Looking ahead, Fynapse remains central to our long-term retention and expansion strategy. We're enabling this through using Fynapse to modernize and consolidate existing products. We're offering modular upgrades for phased adoption. We're also executing our Aptitude Accounting Hub (AAH) migration plan, where we have a target to migrate one-third of the AAH base by the end of 2027, supported by a structured transition plan to Fynapse . To date, three clients have successfully migrated, with 12 more targeted across 2025, 2026, and also 2027. As this strategy matures, we expect continued improvement in net retention, driven by better product cohesion and a stronger client experience, leading to improved upsell and cross-sell activity. To close, H1, if we move to the next slide, that'd be great. Thank you. In H1 2025, that has been a period of focused execution.

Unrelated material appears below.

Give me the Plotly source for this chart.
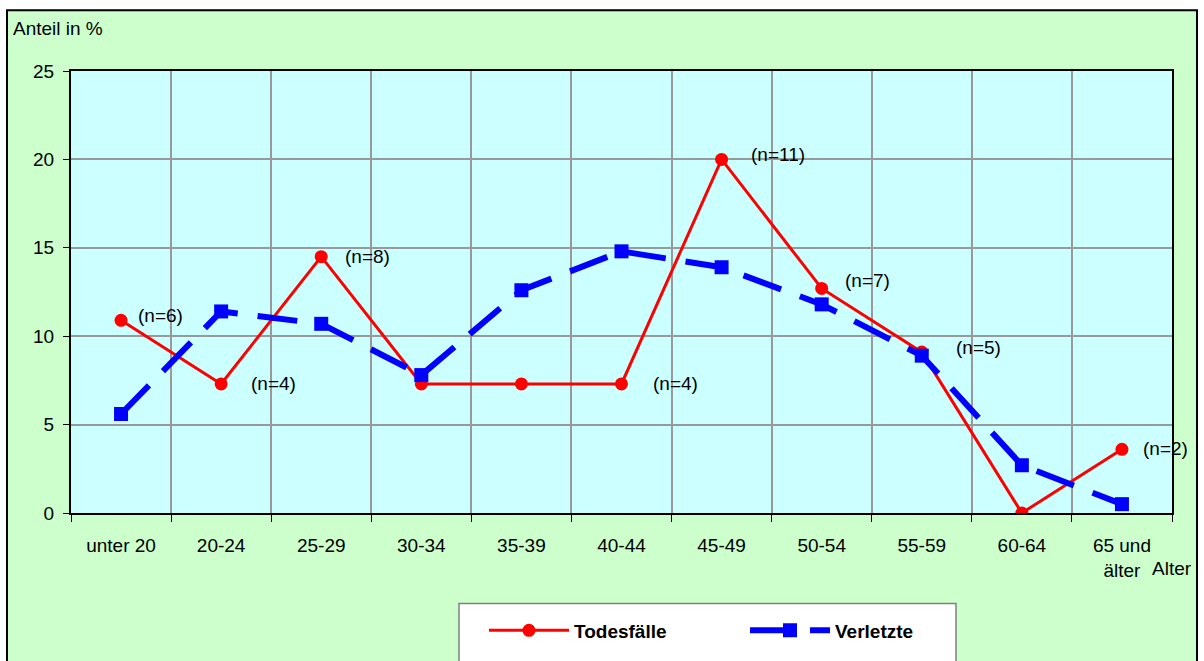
import plotly.graph_objects as go

categories = ["unter 20", "20-24", "25-29", "30-34", "35-39", "40-44",
              "45-49", "50-54", "55-59", "60-64", "65 und<br>älter"]
todesfaelle = [10.9, 7.3, 14.5, 7.3, 7.3, 7.3, 20.0, 12.7, 9.1, 0.0, 3.6]
verletzte = [5.6, 11.4, 10.7, 7.8, 12.6, 14.8, 13.9, 11.8, 8.9, 2.7, 0.5]
n_labels = ["(n=6)", "(n=4)", "(n=8)", None, None, "(n=4)", "(n=11)", "(n=7)", "(n=5)", None, "(n=2)"]
label_shift = [(15, 5), (28, 0), (22, 0), None, None, (29, 0), (27, 5), (21, 8), (32, 5), None, (19, 1)]
y_ticks = [0, 5, 10, 15, 20, 25]

W, H = 1204, 661
L, R, T, B = 71, 1172, 71, 515

def px(x):
    return (x - L) / (R - L)

def py(y):
    return (B - y) / (B - T)

FONT = "Liberation Sans, Arial, sans-serif"
FS = 19

fig = go.Figure()
fig.add_trace(go.Scatter(
    x=categories, y=todesfaelle, name="Todesfälle", mode="lines+markers",
    line=dict(color="#FF0000", width=3),
    marker=dict(symbol="circle", size=13, color="#FF0000"),
))
fig.add_trace(go.Scatter(
    x=categories, y=verletzte, name="Verletzte", mode="lines+markers",
    line=dict(color="#0000FF", width=6, dash="40px,20px"),
    marker=dict(symbol="square", size=14, color="#0000FF"),
))

annotations = []
for c, v, lab, sh in zip(categories, todesfaelle, n_labels, label_shift):
    if lab is None:
        continue
    annotations.append(dict(
        x=c, y=v, xref="x", yref="y", text=lab, showarrow=False,
        xanchor="left", yanchor="middle", xshift=sh[0], yshift=sh[1],
        font=dict(family=FONT, size=FS, color="black"),
    ))
annotations.append(dict(
    x=px(11), y=py(28), xref="paper", yref="paper", text="Anteil in %",
    showarrow=False, xanchor="left", yanchor="middle",
    font=dict(family=FONT, size=FS, color="black"),
))
annotations.append(dict(
    x=px(1194), y=py(571), xref="paper", yref="paper", text="Alter",
    showarrow=False, xanchor="right", yanchor="middle",
    font=dict(family=FONT, size=FS, color="black"),
))

shapes = [
    # white surround outside the chart area
    dict(type="rect", xref="paper", yref="paper", layer="below",
         x0=px(-10), x1=px(7), y0=py(700), y1=py(-10),
         fillcolor="white", line=dict(width=0)),
    dict(type="rect", xref="paper", yref="paper", layer="below",
         x0=px(-10), x1=px(1214), y0=py(10), y1=py(-10),
         fillcolor="white", line=dict(width=0)),
    dict(type="rect", xref="paper", yref="paper", layer="below",
         x0=px(1197), x1=px(1214), y0=py(700), y1=py(-10),
         fillcolor="white", line=dict(width=0)),
    # chart area frame
    dict(type="rect", xref="paper", yref="paper", layer="below",
         x0=px(7), x1=px(1197), y0=py(700), y1=py(10),
         fillcolor="rgba(0,0,0,0)", line=dict(color="black", width=2)),
    # legend box
    dict(type="rect", xref="paper", yref="paper", layer="below",
         x0=px(459), x1=px(956), y0=py(700), y1=py(606),
         fillcolor="white", line=dict(color="#808080", width=1.5)),
]

fig.update_layout(
    width=W, height=H,
    margin=dict(l=L, r=W - R, t=T, b=H - B),
    paper_bgcolor="#CCFFCC", plot_bgcolor="#CCFFFF",
    font=dict(family=FONT, size=FS, color="black"),
    showlegend=True,
    legend=dict(
        orientation="h", x=px(484), y=py(633), xanchor="left", yanchor="middle",
        bgcolor="rgba(0,0,0,0)", borderwidth=0, itemwidth=80,
        font=dict(family=FONT, size=FS, color="black", weight="bold"),
        traceorder="normal", entrywidth=166,
    ),
    annotations=annotations,
    shapes=shapes,
)
fig.update_xaxes(
    type="category", range=[-0.5, len(categories) - 0.5],
    tickson="boundaries", ticks="outside", ticklen=7, tickcolor="black", tickwidth=1,
    showgrid=True, gridcolor="#999999", gridwidth=2,
    showline=True, linecolor="black", linewidth=2, mirror=True,
    tickfont=dict(family=FONT, size=FS, color="black"), ticklabelstandoff=14,
)
fig.update_yaxes(
    range=[0, 25], tickvals=y_ticks, ticks="outside", ticklen=6, tickcolor="black",
    showgrid=True, gridcolor="#999999", gridwidth=2, zeroline=False,
    showline=True, linecolor="black", linewidth=2, mirror=True,
    tickfont=dict(family=FONT, size=FS, color="black"), ticklabelstandoff=5,
)

fig.write_html("out.html", config={"displayModeBar": False},
               post_script="document.body.style.margin='0';")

We've made strong progress across our business transition, with improving margins, growing recurring revenue, and tighter cost control. Fynapse is scaling, our partner-led model is gaining traction, and profitability is improving despite macroeconomic pressure. We are building a modern AI SaaS-first business with the operational discipline and foundations to scale. Thank you very much for your time today. I think just to close, obviously, thank you very much for joining our presentation today. We believe that we've made solid progress in the first half, strategically, but also operationally. Fynapse is gaining traction. Our partner-led model is scaling. Obviously, as you've heard today, the transformation is well underway and will be near completion by the end of this year. Therefore, we are entering the second half with focus and confidence. Thank you very much for your time today.